8. I expressed the hope that 2005 would be a Year of the Eucharist for the whole Ecclesial Community. In the Apostolic Letter which I wrote on this topic, I recalled that "the "culture of the Eucharist' promotes a culture of dialogue, which here finds strength and nourishment. It is a mistake to think that any public reference to faith will somehow undermine the rightful autonomy of the State and civil institutions, or that it can even encourage attitudes of intolerance" (Apostolic Letter Mane Nobiscum Domine, n. 26; L'Osservatore Romano English edition, Insert, 13 October 2004, p. IV). I therefore invite all of you, dear Brothers in the Episcopate, as well as all the clergy and Catholics of France, to find in the Eucharist the strength to give a renewed witness to authentic moral and religious values, to pursue a trusting dialogue and serene collaboration with every member of civil society, and to put yourselves at the service of all.

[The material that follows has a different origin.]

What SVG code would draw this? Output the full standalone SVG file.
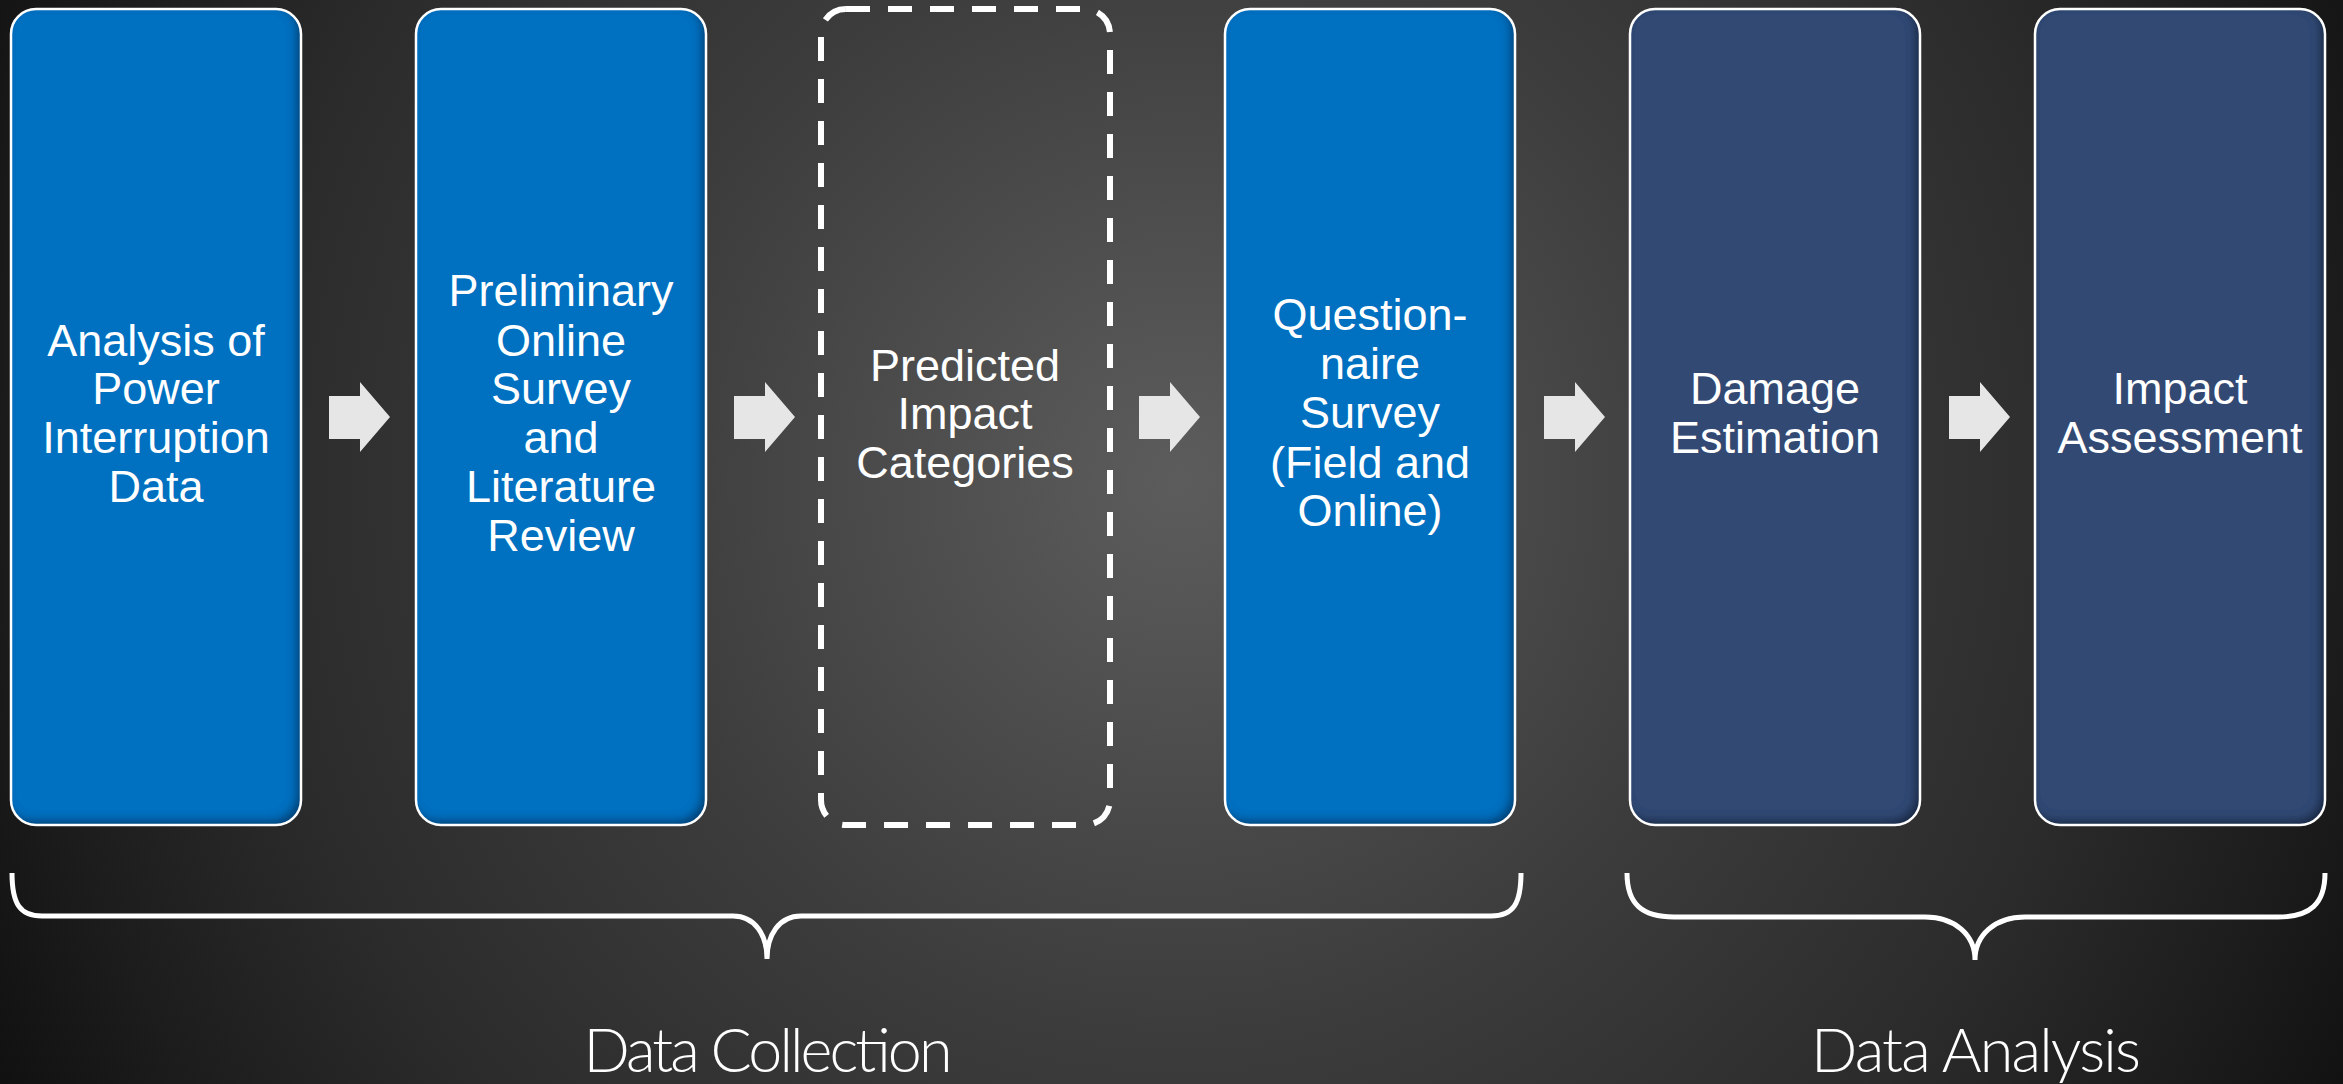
<svg xmlns="http://www.w3.org/2000/svg" width="2343" height="1084" viewBox="0 0 2343 1084">
  <defs>
    <radialGradient id="bg" gradientUnits="userSpaceOnUse" cx="1180" cy="480" r="1320">
      <stop offset="0" stop-color="#5c5c5c"/>
      <stop offset="0.1" stop-color="#555555"/>
      <stop offset="0.42" stop-color="#3c3c3c"/>
      <stop offset="0.7" stop-color="#2b2b2b"/>
      <stop offset="0.88" stop-color="#1c1c1c"/>
      <stop offset="1" stop-color="#111111"/>
    </radialGradient>
    <!-- inner shadow along the lower-right edges of each step box -->
    <filter id="inset" x="-5%" y="-5%" width="110%" height="110%">
      <feComponentTransfer in="SourceAlpha" result="inv">
        <feFuncA type="table" tableValues="1 0"/>
      </feComponentTransfer>
      <feGaussianBlur in="inv" stdDeviation="4" result="blur"/>
      <feOffset in="blur" dx="-5" dy="-5" result="off"/>
      <feFlood flood-color="#000000" flood-opacity="0.65"/>
      <feComposite operator="in" in2="off" result="shadow"/>
      <feComposite operator="in" in="shadow" in2="SourceAlpha" result="inner"/>
      <feMerge>
        <feMergeNode in="SourceGraphic"/>
        <feMergeNode in="inner"/>
      </feMerge>
    </filter>
  </defs>
  <style>
    .fill-blue { fill: #0070c0; }
    .fill-navy { fill: #314a73; }
    .edge { fill: none; stroke: #ffffff; stroke-width: 2.5; }
    .dashed { fill: none; stroke: #ffffff; stroke-width: 6; stroke-dasharray: 24 18; }
    .label { font-family: "Liberation Sans", Arial, sans-serif; font-size: 45px; fill: #ffffff; text-anchor: middle; }
    .group-label { font-family: Lato, "Open Sans", sans-serif; font-weight: 300; font-size: 61px; fill: #ffffff; text-anchor: middle; }
    .arrow { fill: #e6e6e6; }
    .brace { fill: none; stroke: #ffffff; stroke-width: 5; }
  </style>

  <rect x="0" y="0" width="2343" height="1084" fill="url(#bg)"/>

  <!-- step 1 -->
  <g id="node-power-interruption">
    <rect class="fill-blue" x="11" y="9" width="290" height="816" rx="25" filter="url(#inset)"/>
    <rect class="edge" x="11" y="9" width="290" height="816" rx="25"/>
    <text class="label" x="156" y="356">Analysis of</text>
    <text class="label" x="156" y="404">Power</text>
    <text class="label" x="156" y="453">Interruption</text>
    <text class="label" x="156" y="502">Data</text>
  </g>

  <!-- step 2 -->
  <g id="node-preliminary-survey">
    <rect class="fill-blue" x="416" y="9" width="290" height="816" rx="25" filter="url(#inset)"/>
    <rect class="edge" x="416" y="9" width="290" height="816" rx="25"/>
    <text class="label" x="561" y="306">Preliminary</text>
    <text class="label" x="561" y="356">Online</text>
    <text class="label" x="561" y="404">Survey</text>
    <text class="label" x="561" y="453">and</text>
    <text class="label" x="561" y="502">Literature</text>
    <text class="label" x="561" y="551">Review</text>
  </g>

  <!-- step 3 (intermediate result, dashed outline) -->
  <g id="node-predicted-categories">
    <rect class="dashed" x="821" y="9" width="289" height="816" rx="25"/>
    <text class="label" x="965" y="381">Predicted</text>
    <text class="label" x="965" y="429">Impact</text>
    <text class="label" x="965" y="478">Categories</text>
  </g>

  <!-- step 4 -->
  <g id="node-questionnaire">
    <rect class="fill-blue" x="1225" y="9" width="290" height="816" rx="25" filter="url(#inset)"/>
    <rect class="edge" x="1225" y="9" width="290" height="816" rx="25"/>
    <text class="label" x="1370" y="330">Question-</text>
    <text class="label" x="1370" y="379">naire</text>
    <text class="label" x="1370" y="428">Survey</text>
    <text class="label" x="1370" y="478">(Field and</text>
    <text class="label" x="1370" y="526">Online)</text>
  </g>

  <!-- step 5 -->
  <g id="node-damage-estimation">
    <rect class="fill-navy" x="1630" y="9" width="290" height="816" rx="25" filter="url(#inset)"/>
    <rect class="edge" x="1630" y="9" width="290" height="816" rx="25"/>
    <text class="label" x="1775" y="404">Damage</text>
    <text class="label" x="1775" y="453">Estimation</text>
  </g>

  <!-- step 6 -->
  <g id="node-impact-assessment">
    <rect class="fill-navy" x="2035" y="9" width="290" height="816" rx="25" filter="url(#inset)"/>
    <rect class="edge" x="2035" y="9" width="290" height="816" rx="25"/>
    <text class="label" x="2180" y="404">Impact</text>
    <text class="label" x="2180" y="453">Assessment</text>
  </g>

  <!-- block arrows between consecutive steps -->
  <g id="connectors">
    <polygon class="arrow" points="329,396 360,396 360,382 390,417 360,452 360,439 329,439"/>
    <polygon class="arrow" points="734,396 765,396 765,382 795,417 765,452 765,439 734,439"/>
    <polygon class="arrow" points="1139,396 1170,396 1170,382 1200,417 1170,452 1170,439 1139,439"/>
    <polygon class="arrow" points="1544,396 1575,396 1575,382 1605,417 1575,452 1575,439 1544,439"/>
    <polygon class="arrow" points="1949,396 1980,396 1980,382 2010,417 1980,452 1980,439 1949,439"/>
  </g>

  <!-- phase braces -->
  <g id="phase-data-collection">
    <path class="brace" d="M12,873 C12,904 20,916 42,916 L733,916 C755,916 767,935 767,959 C767,935 779,916 801,916 L1491,916 C1513,916 1521,904 1521,873"/>
    <text class="group-label" x="768" y="1072" textLength="369">Data Collection</text>
  </g>
  <g id="phase-data-analysis">
    <path class="brace" d="M1627,873 C1627,904 1642,917 1674,917 L1925,917 C1955,917 1975,935 1975,960 C1975,935 1995,917 2025,917 L2278,917 C2310,917 2325,904 2325,873"/>
    <text class="group-label" x="1976" y="1072" textLength="330">Data Analysis</text>
  </g>
</svg>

At the end of this Letter, I would like to express to you and to all your compatriots my gratitude for all you have already done in the social field, and my confidence in the future of good understanding among all the members of French society, to which you are already witnessing. May all your fellow Countrymen know that the members of the Catholic community in France are hoping to live their faith among their brothers and sisters and to make their skills and talents available to all! May no one be afraid of the religious outlook of individuals and social groups! Lived with respect for healthy secularism it cannot but be a source of dynamism and human promotion. I encourage French Catholics to be present in all the domains of civil society, in the neighbourhoods of the large towns as well as in rural society, in the worlds of finance, culture and the arts, as well as in politics, in relief agencies, in the educational, health-care and social systems, with concern to maintain a calm and respectful dialogue with all. I hope that all the French are working, hand in hand, for the growth of society, so that all may benefit. I pray for the People of France: my thoughts go in particular to the persons and families affected by financial and social difficulties. May ever greater solidarity be built up so that no one is left out! May greater attention be paid in this period to the people who are homeless and hungry!
I cherish my memories of the various Visits I have had the joy of making to the beloved land of France, especially my unforgettable pilgrimage to Lourdes, a place particularly dear to the faithful of your Country and more generally, to all who desire to entrust themselves to the Virgin Mary. I was able to note the human and spiritual depth of the men, women and children who visit the Grotto of Massabielle. It bears witness to the pastoral work you carry out in your Dioceses with the priests, men and women religious and lay people committed to the Church's mission.
As I entrust you to the intercession of Our Lady of Lourdes, whom we honour especially on this day and who is venerated in many shrines in your Country, and to the intercession of all the saints of France, I impart an affectionate Apostolic Blessing to you and to all the faithful of your Dioceses.